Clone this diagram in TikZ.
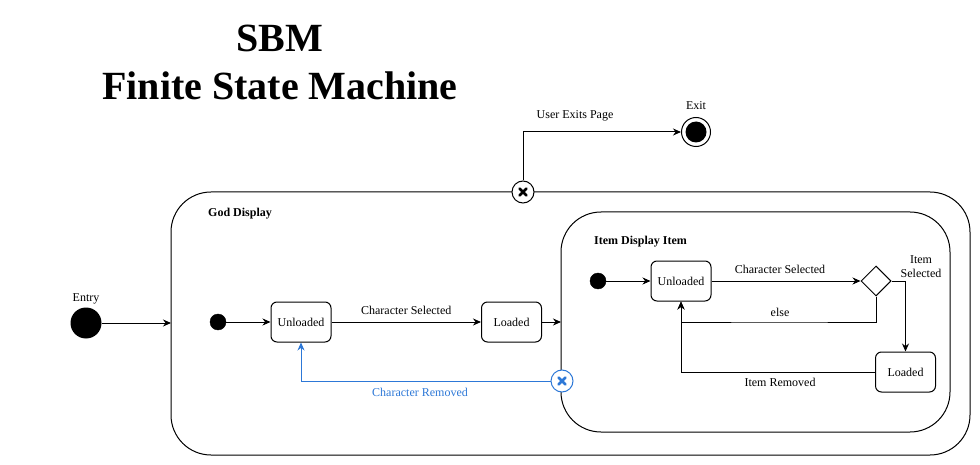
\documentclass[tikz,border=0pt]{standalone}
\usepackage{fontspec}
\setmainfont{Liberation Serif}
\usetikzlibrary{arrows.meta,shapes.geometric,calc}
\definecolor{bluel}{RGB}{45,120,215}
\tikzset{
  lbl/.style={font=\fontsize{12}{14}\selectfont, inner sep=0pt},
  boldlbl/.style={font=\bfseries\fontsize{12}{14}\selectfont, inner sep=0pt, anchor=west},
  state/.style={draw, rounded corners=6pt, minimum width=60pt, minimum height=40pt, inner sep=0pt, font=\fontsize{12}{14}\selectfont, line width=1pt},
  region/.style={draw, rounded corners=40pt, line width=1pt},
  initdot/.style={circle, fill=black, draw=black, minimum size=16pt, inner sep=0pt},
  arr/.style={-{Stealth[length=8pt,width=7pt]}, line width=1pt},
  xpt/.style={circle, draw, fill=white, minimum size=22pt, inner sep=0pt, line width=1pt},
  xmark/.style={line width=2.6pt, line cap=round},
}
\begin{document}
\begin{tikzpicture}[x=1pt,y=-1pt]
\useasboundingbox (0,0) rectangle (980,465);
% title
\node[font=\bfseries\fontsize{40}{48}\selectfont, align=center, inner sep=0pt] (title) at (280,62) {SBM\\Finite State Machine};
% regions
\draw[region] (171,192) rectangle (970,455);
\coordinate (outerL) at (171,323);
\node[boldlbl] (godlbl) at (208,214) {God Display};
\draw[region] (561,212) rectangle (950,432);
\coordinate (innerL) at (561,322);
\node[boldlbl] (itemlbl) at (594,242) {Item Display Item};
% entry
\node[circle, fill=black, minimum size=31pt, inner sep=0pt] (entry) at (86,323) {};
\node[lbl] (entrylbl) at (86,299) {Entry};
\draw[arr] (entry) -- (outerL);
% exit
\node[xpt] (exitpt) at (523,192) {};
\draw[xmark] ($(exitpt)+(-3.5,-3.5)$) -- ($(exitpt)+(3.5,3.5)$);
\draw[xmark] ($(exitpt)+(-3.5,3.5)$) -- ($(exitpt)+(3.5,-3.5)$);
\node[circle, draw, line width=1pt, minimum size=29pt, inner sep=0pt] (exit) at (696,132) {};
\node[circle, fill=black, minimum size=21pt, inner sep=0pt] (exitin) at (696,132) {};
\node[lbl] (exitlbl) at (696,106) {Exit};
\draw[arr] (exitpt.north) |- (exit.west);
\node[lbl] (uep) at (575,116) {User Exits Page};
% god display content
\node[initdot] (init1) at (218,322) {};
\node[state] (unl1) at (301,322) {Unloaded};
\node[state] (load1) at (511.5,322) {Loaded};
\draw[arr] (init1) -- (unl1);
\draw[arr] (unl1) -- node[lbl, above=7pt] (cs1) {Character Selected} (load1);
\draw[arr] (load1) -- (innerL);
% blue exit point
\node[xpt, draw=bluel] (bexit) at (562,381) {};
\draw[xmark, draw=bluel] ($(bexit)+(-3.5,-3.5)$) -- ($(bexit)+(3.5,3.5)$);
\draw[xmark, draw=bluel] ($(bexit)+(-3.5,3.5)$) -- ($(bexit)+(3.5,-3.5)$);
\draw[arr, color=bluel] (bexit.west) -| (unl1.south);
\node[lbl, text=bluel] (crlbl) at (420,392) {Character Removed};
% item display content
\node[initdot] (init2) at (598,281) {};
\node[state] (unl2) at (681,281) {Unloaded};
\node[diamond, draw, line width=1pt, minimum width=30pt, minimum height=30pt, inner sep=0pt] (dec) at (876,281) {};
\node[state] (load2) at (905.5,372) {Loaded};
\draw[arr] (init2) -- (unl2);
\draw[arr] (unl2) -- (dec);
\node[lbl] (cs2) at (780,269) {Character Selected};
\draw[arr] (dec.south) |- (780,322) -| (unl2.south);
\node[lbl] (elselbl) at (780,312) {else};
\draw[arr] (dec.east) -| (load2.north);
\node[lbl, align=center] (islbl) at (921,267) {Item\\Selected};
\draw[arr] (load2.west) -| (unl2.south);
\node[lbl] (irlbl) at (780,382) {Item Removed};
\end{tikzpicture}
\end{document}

.....

Omit the pictures and give the material again, exactly and in full.

FINAL ANSWER ▸
Clone this diagram in TikZ.
\documentclass[tikz,border=0pt]{standalone}
\usepackage{fontspec}
\setmainfont{Liberation Serif}
\usetikzlibrary{arrows.meta,shapes.geometric,calc}
\definecolor{bluel}{RGB}{45,120,215}
\tikzset{
  lbl/.style={font=\fontsize{12}{14}\selectfont, inner sep=0pt},
  boldlbl/.style={font=\bfseries\fontsize{12}{14}\selectfont, inner sep=0pt, anchor=west},
  state/.style={draw, rounded corners=6pt, minimum width=60pt, minimum height=40pt, inner sep=0pt, font=\fontsize{12}{14}\selectfont, line width=1pt},
  region/.style={draw, rounded corners=40pt, line width=1pt},
  initdot/.style={circle, fill=black, draw=black, minimum size=16pt, inner sep=0pt},
  arr/.style={-{Stealth[length=8pt,width=7pt]}, line width=1pt},
  xpt/.style={circle, draw, fill=white, minimum size=22pt, inner sep=0pt, line width=1pt},
  xmark/.style={line width=2.6pt, line cap=round},
}
\begin{document}
\begin{tikzpicture}[x=1pt,y=-1pt]
\useasboundingbox (0,0) rectangle (980,465);
% title
\node[font=\bfseries\fontsize{40}{48}\selectfont, align=center, inner sep=0pt] (title) at (280,62) {SBM\\Finite State Machine};
% regions
\draw[region] (171,192) rectangle (970,455);
\coordinate (outerL) at (171,323);
\node[boldlbl] (godlbl) at (208,214) {God Display};
\draw[region] (561,212) rectangle (950,432);
\coordinate (innerL) at (561,322);
\node[boldlbl] (itemlbl) at (594,242) {Item Display Item};
% entry
\node[circle, fill=black, minimum size=31pt, inner sep=0pt] (entry) at (86,323) {};
\node[lbl] (entrylbl) at (86,299) {Entry};
\draw[arr] (entry) -- (outerL);
% exit
\node[xpt] (exitpt) at (523,192) {};
\draw[xmark] ($(exitpt)+(-3.5,-3.5)$) -- ($(exitpt)+(3.5,3.5)$);
\draw[xmark] ($(exitpt)+(-3.5,3.5)$) -- ($(exitpt)+(3.5,-3.5)$);
\node[circle, draw, line width=1pt, minimum size=29pt, inner sep=0pt] (exit) at (696,132) {};
\node[circle, fill=black, minimum size=21pt, inner sep=0pt] (exitin) at (696,132) {};
\node[lbl] (exitlbl) at (696,106) {Exit};
\draw[arr] (exitpt.north) |- (exit.west);
\node[lbl] (uep) at (575,116) {User Exits Page};
% god display content
\node[initdot] (init1) at (218,322) {};
\node[state] (unl1) at (301,322) {Unloaded};
\node[state] (load1) at (511.5,322) {Loaded};
\draw[arr] (init1) -- (unl1);
\draw[arr] (unl1) -- node[lbl, above=7pt] (cs1) {Character Selected} (load1);
\draw[arr] (load1) -- (innerL);
% blue exit point
\node[xpt, draw=bluel] (bexit) at (562,381) {};
\draw[xmark, draw=bluel] ($(bexit)+(-3.5,-3.5)$) -- ($(bexit)+(3.5,3.5)$);
\draw[xmark, draw=bluel] ($(bexit)+(-3.5,3.5)$) -- ($(bexit)+(3.5,-3.5)$);
\draw[arr, color=bluel] (bexit.west) -| (unl1.south);
\node[lbl, text=bluel] (crlbl) at (420,392) {Character Removed};
% item display content
\node[initdot] (init2) at (598,281) {};
\node[state] (unl2) at (681,281) {Unloaded};
\node[diamond, draw, line width=1pt, minimum width=30pt, minimum height=30pt, inner sep=0pt] (dec) at (876,281) {};
\node[state] (load2) at (905.5,372) {Loaded};
\draw[arr] (init2) -- (unl2);
\draw[arr] (unl2) -- (dec);
\node[lbl] (cs2) at (780,269) {Character Selected};
\draw[arr] (dec.south) |- (780,322) -| (unl2.south);
\node[lbl] (elselbl) at (780,312) {else};
\draw[arr] (dec.east) -| (load2.north);
\node[lbl, align=center] (islbl) at (921,267) {Item\\Selected};
\draw[arr] (load2.west) -| (unl2.south);
\node[lbl] (irlbl) at (780,382) {Item Removed};
\end{tikzpicture}
\end{document}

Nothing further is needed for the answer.